西湘一といわれるほどボートスポットが多く(4カ所)開かれており、しかも地形がダイナミックで魚影も濃いと評判。
ビーチとボートを組み合わせてファンダイブも楽しみたい。
ここは潜りたい! ダイビングスポット紹介
化け根
●最大水深:26m ●流れ:時にあり ●ボート
港から約5分、水深22mの海底からそびえ立つ大きな根は迫力満点! 根の周りにはソフトコーラルもいっぱいついていてカラフルな上、キンギョハナダイやスズメダイがびっしり群れていて、とてもにぎやか。
よく利用されるボートスポット「トライアングル」と人気を二分するといわれるほど。
岩ビーチ
●最大水深:13m ●流れ:ほとんどない ●ビーチ
エントリー&エグジット口は岩場にコンクリートスロープが施されていて初心者でも安心して利用できる。
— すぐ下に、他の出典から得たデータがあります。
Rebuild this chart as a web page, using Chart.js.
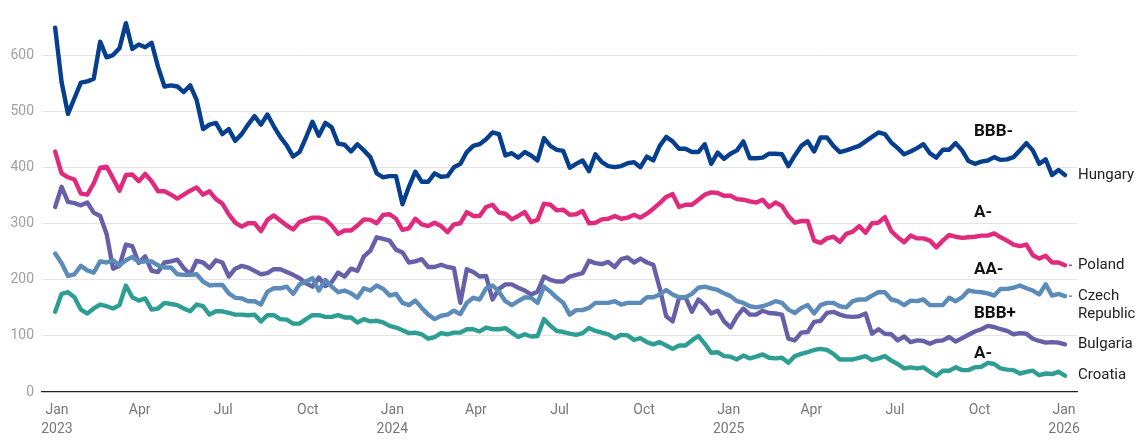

エントリー後、岩場を抜けると広い砂地が広がっていて、アサヒガニやトゲカナガシラなど砂地の生き物も見つかる、また冬(12~4月頃)はダンゴウオの赤ちゃんが見られることも! 初夏~夏はアオリイカの産卵床が設置されるのでアオリイカも狙い目。また、意外に回遊魚も多く、アジやイナダ、カンパチといった美味しそうな銀鱗の魚が回ってくることも。一年中姿を見せるハナタツもお見逃しなく!
福浦
神奈川県最西端!
絶好のファンダイブを
神奈川県と静岡県の県境にあり、東京都心から1時間半ほどでアクセスできる近場、福浦。
左に真鶴半島、右に伊豆半島、正面に初島という、ロケーションの良い福浦海岸がダイビングサービスの目の前にあり、ダイビングをするのも超ラクチン。
ならいの風(北東風)に弱いエリアが多い中、真鶴半島の陰になるので通年穏やかで潜れない日は少ないのも魅力。
しかも一年中ナイトダイビングも開催!
あまり知られていないけれど、リピーターにも根強い人気の福浦。ぜひ潜りに行きたい。
ここは潜りたい! ダイビングスポット紹介
福浦ビーチ(ふくうらびーち)
●最大水深:10m ●流れ:ほとんどない ●ビーチ
エントリー&エグジットの楽なスロープがあるので、初心者はもちろん、講習や体験にも便利。ゴロタから砂地、岩場と続く水中にはガイドロープが張ってあるので、ナチュラルナビゲーションもしやすく、バディ単位でのセルフダイビングにも便利。
エントリーしてしばらく行った左側(東側)に県の天然記念物指定のサンゴイソギンチャクの群生地があるのでぜひ見ておきたい。
穏やかで風の影響も受けにくいので、年中潜ることができ、さらにナイトも年間を通して潜ることができる。
リトルシャーク
●最大水深:20m ●流れ:ほとんどない ●ボート
ネコザメの小さな子どもが頻繁に見られることから名づけられた根のスポット。ブイ下で水深10m前後、根の先に進むと少しずつ深くなるが最大でも水深20mぐらいなので、ボート初心者でも安心して楽しめるだろう。 夏はウミガメやトビエイなど大物との遭遇も!